# Start of Given data

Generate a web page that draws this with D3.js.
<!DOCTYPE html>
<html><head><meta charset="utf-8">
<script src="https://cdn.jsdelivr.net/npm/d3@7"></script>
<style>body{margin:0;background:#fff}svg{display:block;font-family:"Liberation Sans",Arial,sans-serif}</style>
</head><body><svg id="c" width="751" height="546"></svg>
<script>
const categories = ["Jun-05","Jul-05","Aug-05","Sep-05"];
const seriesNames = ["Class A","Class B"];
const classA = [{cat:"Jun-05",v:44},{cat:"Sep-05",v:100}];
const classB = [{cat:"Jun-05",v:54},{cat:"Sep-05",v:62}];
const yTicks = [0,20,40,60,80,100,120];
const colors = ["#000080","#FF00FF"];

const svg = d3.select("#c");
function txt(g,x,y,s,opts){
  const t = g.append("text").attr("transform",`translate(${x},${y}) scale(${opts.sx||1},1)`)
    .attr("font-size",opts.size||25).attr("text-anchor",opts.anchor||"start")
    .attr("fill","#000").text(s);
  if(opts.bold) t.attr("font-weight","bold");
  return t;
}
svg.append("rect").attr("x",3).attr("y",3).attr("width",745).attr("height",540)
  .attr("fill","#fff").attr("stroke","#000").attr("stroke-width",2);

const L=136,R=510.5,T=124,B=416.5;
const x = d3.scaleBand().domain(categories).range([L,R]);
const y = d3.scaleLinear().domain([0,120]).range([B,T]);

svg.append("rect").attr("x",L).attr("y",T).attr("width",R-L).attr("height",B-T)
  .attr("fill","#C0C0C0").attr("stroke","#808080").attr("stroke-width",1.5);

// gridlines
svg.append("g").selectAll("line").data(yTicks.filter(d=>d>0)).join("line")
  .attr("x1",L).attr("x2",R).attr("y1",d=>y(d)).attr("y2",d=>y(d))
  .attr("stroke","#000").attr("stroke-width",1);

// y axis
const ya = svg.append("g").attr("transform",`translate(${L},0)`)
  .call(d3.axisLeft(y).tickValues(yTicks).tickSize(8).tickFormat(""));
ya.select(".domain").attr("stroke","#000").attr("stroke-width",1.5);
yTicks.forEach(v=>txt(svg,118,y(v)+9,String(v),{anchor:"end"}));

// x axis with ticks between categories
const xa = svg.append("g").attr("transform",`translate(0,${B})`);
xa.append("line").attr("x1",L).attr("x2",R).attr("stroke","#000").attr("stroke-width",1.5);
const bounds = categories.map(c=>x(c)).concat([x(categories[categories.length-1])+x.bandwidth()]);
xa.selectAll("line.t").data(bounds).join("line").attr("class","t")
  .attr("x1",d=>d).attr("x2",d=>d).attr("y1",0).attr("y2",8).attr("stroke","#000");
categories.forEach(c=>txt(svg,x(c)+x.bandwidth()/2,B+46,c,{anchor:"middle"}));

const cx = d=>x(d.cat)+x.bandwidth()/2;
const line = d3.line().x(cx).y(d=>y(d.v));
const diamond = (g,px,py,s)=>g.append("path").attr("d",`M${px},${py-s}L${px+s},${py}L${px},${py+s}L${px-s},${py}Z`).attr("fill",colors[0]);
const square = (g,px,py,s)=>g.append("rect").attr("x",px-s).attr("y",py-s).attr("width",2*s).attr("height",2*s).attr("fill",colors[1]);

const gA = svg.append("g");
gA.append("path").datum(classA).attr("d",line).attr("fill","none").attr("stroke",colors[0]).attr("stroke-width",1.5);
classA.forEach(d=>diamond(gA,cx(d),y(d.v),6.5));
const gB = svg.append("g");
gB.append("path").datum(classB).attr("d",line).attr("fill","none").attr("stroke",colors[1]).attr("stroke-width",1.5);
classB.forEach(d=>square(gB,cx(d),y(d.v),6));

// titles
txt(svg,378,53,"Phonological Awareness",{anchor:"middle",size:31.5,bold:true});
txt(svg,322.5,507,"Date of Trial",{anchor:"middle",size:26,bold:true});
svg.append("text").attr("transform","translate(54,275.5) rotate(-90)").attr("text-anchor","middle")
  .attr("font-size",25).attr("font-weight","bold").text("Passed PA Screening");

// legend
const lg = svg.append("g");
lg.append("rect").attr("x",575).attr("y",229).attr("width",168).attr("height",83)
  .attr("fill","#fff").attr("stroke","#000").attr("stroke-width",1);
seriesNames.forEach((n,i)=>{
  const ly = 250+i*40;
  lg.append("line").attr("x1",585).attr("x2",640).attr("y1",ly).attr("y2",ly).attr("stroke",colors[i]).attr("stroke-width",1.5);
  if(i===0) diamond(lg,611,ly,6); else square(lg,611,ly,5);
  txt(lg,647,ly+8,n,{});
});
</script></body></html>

# End of Given data

Return the listing above in its exact form.

Generate a web page that draws this with D3.js.
<!DOCTYPE html>
<html><head><meta charset="utf-8">
<script src="https://cdn.jsdelivr.net/npm/d3@7"></script>
<style>body{margin:0;background:#fff}svg{display:block;font-family:"Liberation Sans",Arial,sans-serif}</style>
</head><body><svg id="c" width="751" height="546"></svg>
<script>
const categories = ["Jun-05","Jul-05","Aug-05","Sep-05"];
const seriesNames = ["Class A","Class B"];
const classA = [{cat:"Jun-05",v:44},{cat:"Sep-05",v:100}];
const classB = [{cat:"Jun-05",v:54},{cat:"Sep-05",v:62}];
const yTicks = [0,20,40,60,80,100,120];
const colors = ["#000080","#FF00FF"];

const svg = d3.select("#c");
function txt(g,x,y,s,opts){
  const t = g.append("text").attr("transform",`translate(${x},${y}) scale(${opts.sx||1},1)`)
    .attr("font-size",opts.size||25).attr("text-anchor",opts.anchor||"start")
    .attr("fill","#000").text(s);
  if(opts.bold) t.attr("font-weight","bold");
  return t;
}
svg.append("rect").attr("x",3).attr("y",3).attr("width",745).attr("height",540)
  .attr("fill","#fff").attr("stroke","#000").attr("stroke-width",2);

const L=136,R=510.5,T=124,B=416.5;
const x = d3.scaleBand().domain(categories).range([L,R]);
const y = d3.scaleLinear().domain([0,120]).range([B,T]);

svg.append("rect").attr("x",L).attr("y",T).attr("width",R-L).attr("height",B-T)
  .attr("fill","#C0C0C0").attr("stroke","#808080").attr("stroke-width",1.5);

// gridlines
svg.append("g").selectAll("line").data(yTicks.filter(d=>d>0)).join("line")
  .attr("x1",L).attr("x2",R).attr("y1",d=>y(d)).attr("y2",d=>y(d))
  .attr("stroke","#000").attr("stroke-width",1);

// y axis
const ya = svg.append("g").attr("transform",`translate(${L},0)`)
  .call(d3.axisLeft(y).tickValues(yTicks).tickSize(8).tickFormat(""));
ya.select(".domain").attr("stroke","#000").attr("stroke-width",1.5);
yTicks.forEach(v=>txt(svg,118,y(v)+9,String(v),{anchor:"end"}));

// x axis with ticks between categories
const xa = svg.append("g").attr("transform",`translate(0,${B})`);
xa.append("line").attr("x1",L).attr("x2",R).attr("stroke","#000").attr("stroke-width",1.5);
const bounds = categories.map(c=>x(c)).concat([x(categories[categories.length-1])+x.bandwidth()]);
xa.selectAll("line.t").data(bounds).join("line").attr("class","t")
  .attr("x1",d=>d).attr("x2",d=>d).attr("y1",0).attr("y2",8).attr("stroke","#000");
categories.forEach(c=>txt(svg,x(c)+x.bandwidth()/2,B+46,c,{anchor:"middle"}));

const cx = d=>x(d.cat)+x.bandwidth()/2;
const line = d3.line().x(cx).y(d=>y(d.v));
const diamond = (g,px,py,s)=>g.append("path").attr("d",`M${px},${py-s}L${px+s},${py}L${px},${py+s}L${px-s},${py}Z`).attr("fill",colors[0]);
const square = (g,px,py,s)=>g.append("rect").attr("x",px-s).attr("y",py-s).attr("width",2*s).attr("height",2*s).attr("fill",colors[1]);

const gA = svg.append("g");
gA.append("path").datum(classA).attr("d",line).attr("fill","none").attr("stroke",colors[0]).attr("stroke-width",1.5);
classA.forEach(d=>diamond(gA,cx(d),y(d.v),6.5));
const gB = svg.append("g");
gB.append("path").datum(classB).attr("d",line).attr("fill","none").attr("stroke",colors[1]).attr("stroke-width",1.5);
classB.forEach(d=>square(gB,cx(d),y(d.v),6));

// titles
txt(svg,378,53,"Phonological Awareness",{anchor:"middle",size:31.5,bold:true});
txt(svg,322.5,507,"Date of Trial",{anchor:"middle",size:26,bold:true});
svg.append("text").attr("transform","translate(54,275.5) rotate(-90)").attr("text-anchor","middle")
  .attr("font-size",25).attr("font-weight","bold").text("Passed PA Screening");

// legend
const lg = svg.append("g");
lg.append("rect").attr("x",575).attr("y",229).attr("width",168).attr("height",83)
  .attr("fill","#fff").attr("stroke","#000").attr("stroke-width",1);
seriesNames.forEach((n,i)=>{
  const ly = 250+i*40;
  lg.append("line").attr("x1",585).attr("x2",640).attr("y1",ly).attr("y2",ly).attr("stroke",colors[i]).attr("stroke-width",1.5);
  if(i===0) diamond(lg,611,ly,6); else square(lg,611,ly,5);
  txt(lg,647,ly+8,n,{});
});
</script></body></html>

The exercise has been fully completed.